Когда я возвратился в монастырь, то об этом скоро узнала вся братия. На ужин собрались все, за исключением только двоих. Казначей сказал: „Как только отужинаем, я пойду за отцом игуменом и приглашу его в трапезу. И как только он войдет, упадем ему в ноги и попросим прощения“. Но я, не дожидаясь прихода к себе отца казначея, направился в трапезу, где заканчивали молитву. При входе моем в трапезу казначей упал мне в ноги и стал просить прощения, и прочие братия то же намеревалась сделать. На это я заметил им, что кланяться мне не нужно, и просил их успокоиться. В трапезе стало тихо. Тут сказал я следующее: „Отцы и братия! Какая у нас случилась внезапная буря и ударил гром, так что все мы растерялись и пришли в недоумение. Я тоже недоумеваю от такой неожиданности. В чем же дело? Может быть, подумаете, что виноваты в этом казначей, или эконом, или отец Алексий, ибо о них я упомянул третьего дня в трапезе? Но нет, виноваты не они, а враг рода человеческого: он вмешался в наше мирное житие и возмутил всех нас. Хотя он и ранее понемногу возмущал: то гнев наведет, то вражду вызовет среди братии, недавно отца духовника расстроил, и он хотел убежать на Валаам. Но это ничего, без этого не обойдешься. В этой временной жизни мы, как в телеге, едем: то на камешек колесом наедешь, то на кочку попадешь, а иной раз и в ухаб въедешь так, что камилавка на голове встряхнется. Но враг очень искусен в духовной брани и, как опытный воин в бою, старается прежде всего поразить начальника, чтобы расстроить его подчиненных. Так случилось и у нас. Враг поразил мое сердце печалью, унынием и тоской о Валааме, моей духовной родине. Там, думал я, есть духовные старцы, с которыми очень хорошо можно поделиться в скорбную минуту; там удобнее проводить иноческую духовную жизнь, ибо в этих отношениях Валаам мне известен хорошо. Вот и стал я подумывать, как бы туда ускользнуть, а к этому еще прибавились кое-какие неприятности, и я решил ехать. Но вы оказали мне любовь и расположение и просите меня остаться. Я остаюсь ради вас, мне вас жалко, и свои интересы я не соблюдаю: живу просто и стараюсь по возможности нести ваши немощи. Денег не коплю, да и зачем эту обузу брать себе на душу: монах-сребролюбец не верит в Божий промысл. Недавно взял у отца казначея 300 финских марок на расходы, вот и все мои деньги“.

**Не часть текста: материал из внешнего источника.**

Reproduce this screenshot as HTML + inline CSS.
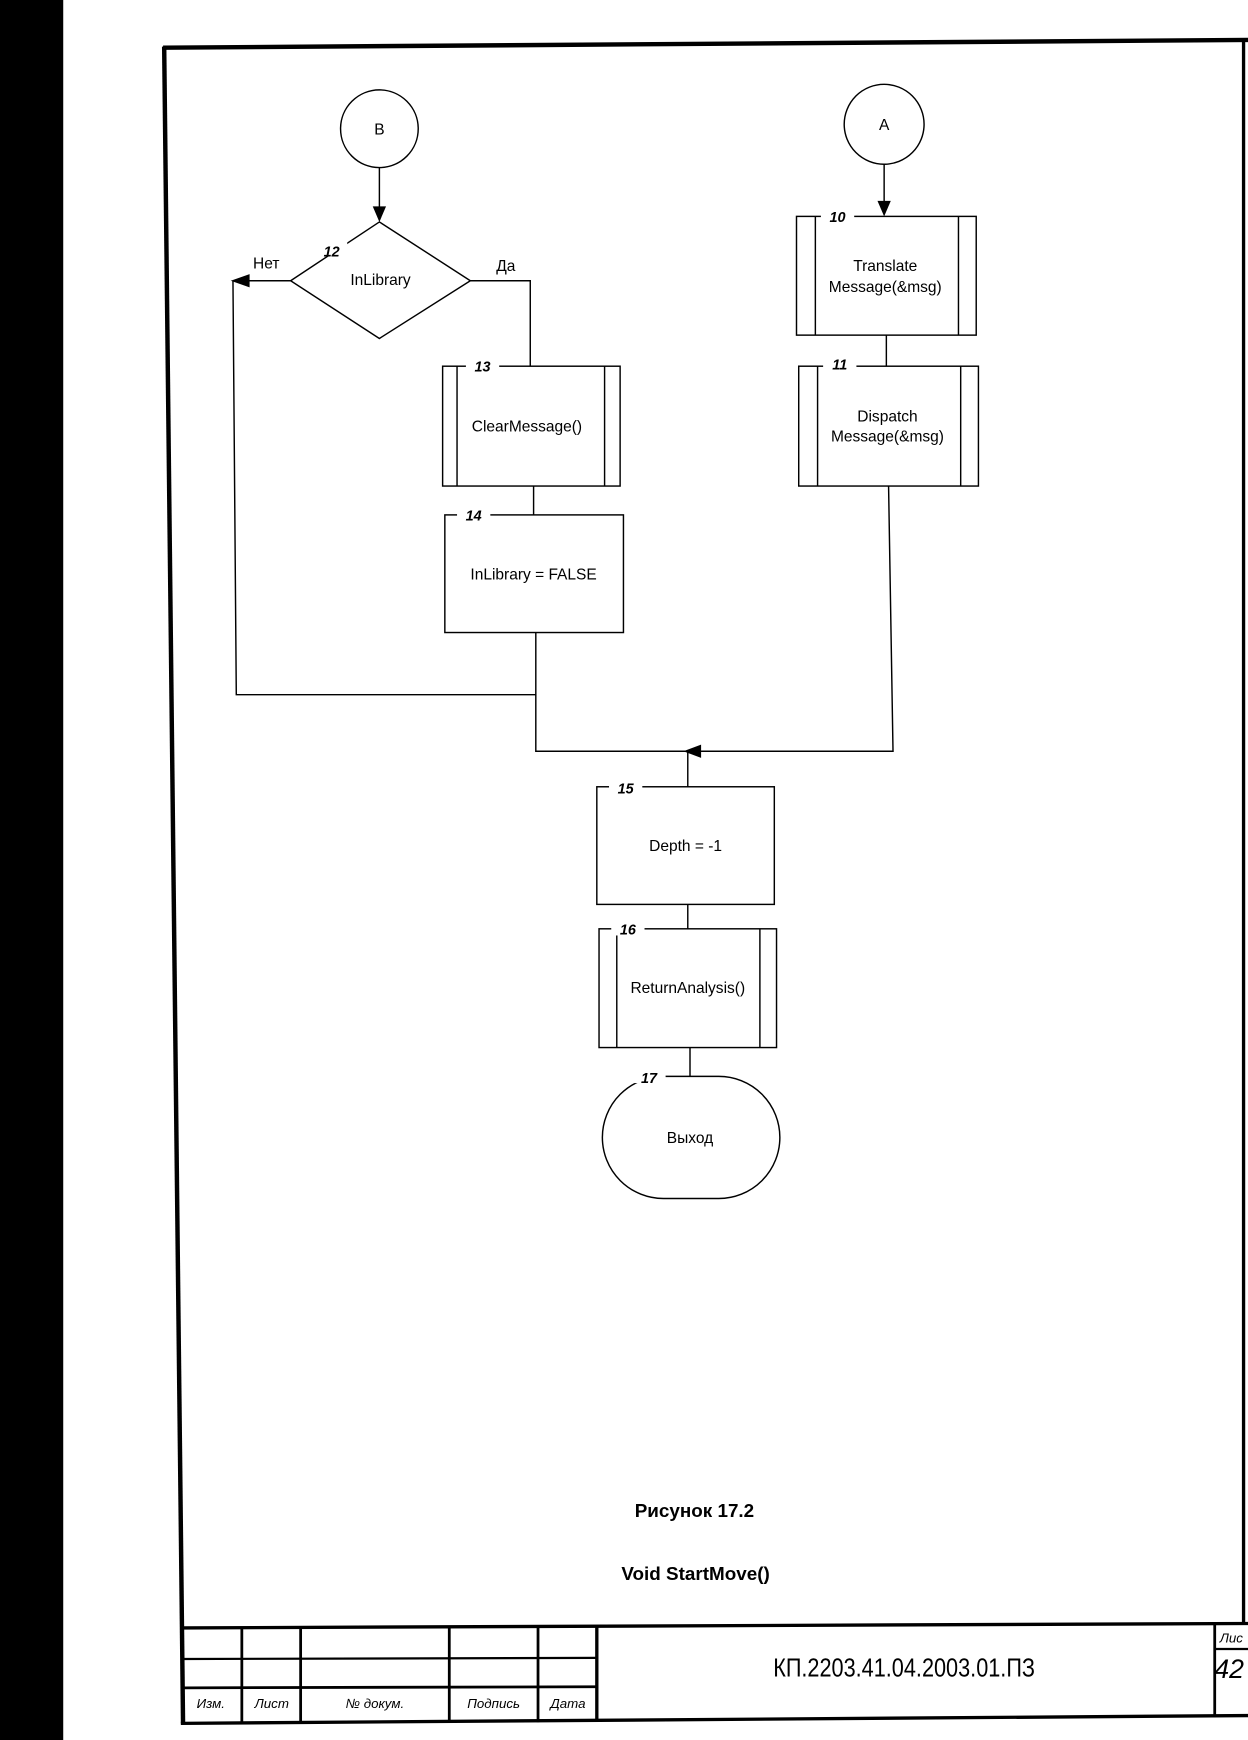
<!DOCTYPE html>
<html><head><meta charset="utf-8"><style>
html,body{margin:0;padding:0;background:#fff;}
svg{display:block;}
text{font-family:"Liberation Sans",sans-serif;fill:#000;}
.l{font-size:14px;text-anchor:middle;}
.n{font-size:13px;font-weight:bold;font-style:italic;text-anchor:middle;}
.t{font-size:12px;font-style:italic;text-anchor:middle;}
</style></head><body>
<svg width="1248" height="1740" viewBox="0 0 1125 1568" preserveAspectRatio="none" xmlns="http://www.w3.org/2000/svg">
<rect x="0" y="0" width="1125" height="1568" fill="#fff"/>
<rect x="0" y="0" width="57" height="1568" fill="#000"/>
<!-- frame -->
<g stroke="#000" fill="none">
<line x1="147" y1="43" x2="1125" y2="36" stroke-width="4"/>
<line x1="148" y1="42" x2="165" y2="1553" stroke-width="4"/>
<line x1="1121" y1="36" x2="1121" y2="1462" stroke-width="3"/>
<line x1="163" y1="1553" x2="1125" y2="1546" stroke-width="3"/>
<line x1="163" y1="1467" x2="1125" y2="1463" stroke-width="3"/>
<line x1="165" y1="1495" x2="538" y2="1494" stroke-width="2"/>
<line x1="165" y1="1521" x2="538" y2="1520" stroke-width="2.5"/>
<line x1="218" y1="1467" x2="218" y2="1552" stroke-width="2.5"/>
<line x1="271" y1="1467" x2="271" y2="1552" stroke-width="2.5"/>
<line x1="405" y1="1467" x2="405" y2="1552" stroke-width="2.5"/>
<line x1="485" y1="1467" x2="485" y2="1552" stroke-width="2.5"/>
<line x1="538" y1="1466" x2="538" y2="1551" stroke-width="3"/>
<line x1="1095" y1="1463" x2="1095" y2="1547" stroke-width="2.5"/>
<line x1="1095" y1="1486" x2="1125" y2="1486" stroke-width="2"/>
</g>
<text x="815" y="1511" style="font-size:23px" text-anchor="middle" transform="translate(815 0) scale(0.85 1) translate(-815 0)">КП.2203.41.04.2003.01.ПЗ</text>
<text x="1110" y="1480" class="t">Лис</text>
<text x="1108" y="1512" style="font-size:24px;font-style:italic" text-anchor="middle">42</text>
<text x="190" y="1539" class="t">Изм.</text>
<text x="245" y="1539" class="t">Лист</text>
<text x="338" y="1539" class="t">№ докум.</text>
<text x="445" y="1539" class="t">Подпись</text>
<text x="512" y="1539" class="t">Дата</text>

<g stroke="#000" stroke-width="1.3" fill="none">
<circle cx="342" cy="116" r="35"/>
<circle cx="797" cy="112" r="36"/>
<line x1="342" y1="151" x2="342" y2="190"/>
<polygon points="262,253 342,200 424,253 342,305"/>
<line x1="262" y1="253" x2="220" y2="253"/>
<polyline points="210,253 213,626 483,626"/>
<polyline points="424,253 478,253 478,330"/>
<rect x="399" y="330" width="160" height="108"/>
<line x1="412" y1="330" x2="412" y2="438"/><line x1="545" y1="330" x2="545" y2="438"/>
<line x1="481" y1="438" x2="481" y2="464"/>
<rect x="401" y="464" width="161" height="106"/>
<polyline points="483,570 483,677 625,677"/>
<polyline points="801,438 805,677 630,677"/>
<line x1="620" y1="677" x2="620" y2="709"/>
<line x1="797" y1="148" x2="797" y2="183"/>
<rect x="718" y="195" width="162" height="107"/>
<line x1="735" y1="195" x2="735" y2="302"/><line x1="864" y1="195" x2="864" y2="302"/>
<line x1="799" y1="302" x2="799" y2="330"/>
<rect x="720" y="330" width="162" height="108"/>
<line x1="737" y1="330" x2="737" y2="438"/><line x1="866" y1="330" x2="866" y2="438"/>
<rect x="538" y="709" width="160" height="106"/>
<line x1="620" y1="815" x2="620" y2="837"/>
<rect x="540" y="837" width="160" height="107"/>
<line x1="556" y1="837" x2="556" y2="944"/><line x1="685" y1="837" x2="685" y2="944"/>
<line x1="622" y1="944" x2="622" y2="970"/>
<rect x="543" y="970" width="160" height="110" rx="55" ry="55"/>
</g>
<g fill="#000">
<polygon points="336,186 348,186 342,200"/>
<polygon points="791,181 803,181 797,195"/>
<polygon points="208,253 225,247 225,259"/>
<polygon points="616,677 632,671 632,683"/>
</g>
<!-- number label gaps -->
<g fill="#fff">
<rect x="285" y="215" width="28" height="16"/>
<rect x="420" y="324" width="30" height="12"/>
<rect x="412" y="458" width="30" height="12"/>
<rect x="740" y="189" width="30" height="12"/>
<rect x="742" y="322" width="30" height="12"/>
<rect x="549" y="703" width="30" height="12"/>
<rect x="551" y="831" width="30" height="12"/>
<rect x="570" y="964" width="30" height="12"/>
</g>
<text x="342" y="121" class="l">B</text>
<text x="797" y="117" class="l">A</text>
<text x="299" y="231" class="n">12</text>
<text x="343" y="257" class="l">InLibrary</text>
<text x="240" y="242" class="l">Нет</text>
<text x="456" y="244" class="l">Да</text>
<text x="435" y="335" class="n">13</text>
<text x="475" y="389" class="l">ClearMessage()</text>
<text x="427" y="469" class="n">14</text>
<text x="481" y="522" class="l">InLibrary = FALSE</text>
<text x="755" y="200" class="n">10</text>
<text x="798" y="244" class="l">Translate</text>
<text x="798" y="263" class="l">Message(&amp;msg)</text>
<text x="757" y="333" class="n">11</text>
<text x="800" y="380" class="l">Dispatch</text>
<text x="800" y="398" class="l">Message(&amp;msg)</text>
<text x="564" y="715" class="n">15</text>
<text x="618" y="767" class="l">Depth = -1</text>
<text x="566" y="842" class="n">16</text>
<text x="620" y="895" class="l">ReturnAnalysis()</text>
<text x="585" y="976" class="n">17</text>
<text x="622" y="1030" class="l">Выход</text>
<text x="626" y="1367" style="font-size:17px;font-weight:bold" text-anchor="middle">Рисунок 17.2</text>
<text x="627" y="1424" style="font-size:17px;font-weight:bold" text-anchor="middle">Void StartMove()</text>
</svg>
</body></html>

Затем я спросил: „Отец Анатолий здесь?“ Он стоял в коридоре и ответил: „Здесь“. – „За оскорбление духовника публично, – сказал я ему, – проси у него и прощение публично“. На это Анатолий сказал: „Извиняюсь“. Я опять заметил ему: „Не ‘извиняюсь’, а иди поклонись ему и скажи: ‘Прости ради Бога’“. Он не идет. Тогда другие иноки сказали: „Притащите его сюда“. Отец Леонид стал тащить, но он крепко уперся, отец Леонид отпустил его. В это время духовник сказал во всеуслышание: „Святые отцы, отец Анатолий не хочет смириться, выслать его вон из монастыря“. Тут я возразил: „На этот раз простим, а если впредь повторится его грубость, тогда вышлем его вон из монастыря, как негодного человека, чтобы и других не заражал. Еще я слышал, как он хвалился: ‘Если вздумают меня выслать, тогда пусть обеспечат средствами’. Да я тебя обеспечу! Старичок ты, что ли, сам зарабатывай, есть кого нам обеспечивать, так это тех, которые не способны к труду. Я объясню правительству условия нашей жизни, тогда узнаешь, как тебя обеспечат“. Затем обратился к братии: „Святые отцы и братия! Будем полагать начало жить получше, в церковь ходить почаще да Богу молиться побольше. Не надо на церковь глядеть как на что-то ненужное, без церкви и работа впрок не пойдет. Если мы Бога забудем, тогда и Бог от нас отступится, и мы все пропадем. Нам надобно иметь больше любви, приспосабливаться один к другому и нести немощи, игумен – ваши, а вы – игуменские. Я иногда и думаю держать вас построже, да жалко: скорби у всех есть. Вот так подумаешь, пожалеешь, иногда поплачешь и помолишься, ну и попустишь по своей слабости – без наказания. Теперь, надеюсь, что вы исправитесь и исполните обеты, данные при пострижении по отношению к игумену“. В заключение сказал: „Сегодня вместо правила пропойте тропарь преподобному Трифону и ‘Достойно есть’“. Все это пропели торжественно. Потом, взявши крест, произнес отпуст. Братия прикладывались ко кресту, а певчие пели стихиры кресту и разошлись по келлиям мирные и веселые. Когда я пошел, то заметил на глазах у некоторых из братии слезы, которые говорили: „Ну теперь слава Богу!“ Отец Феодорит держится за сердце да и говорит: „Слава Богу, а то все сердце у меня изболело, и я эти ночи не спал“.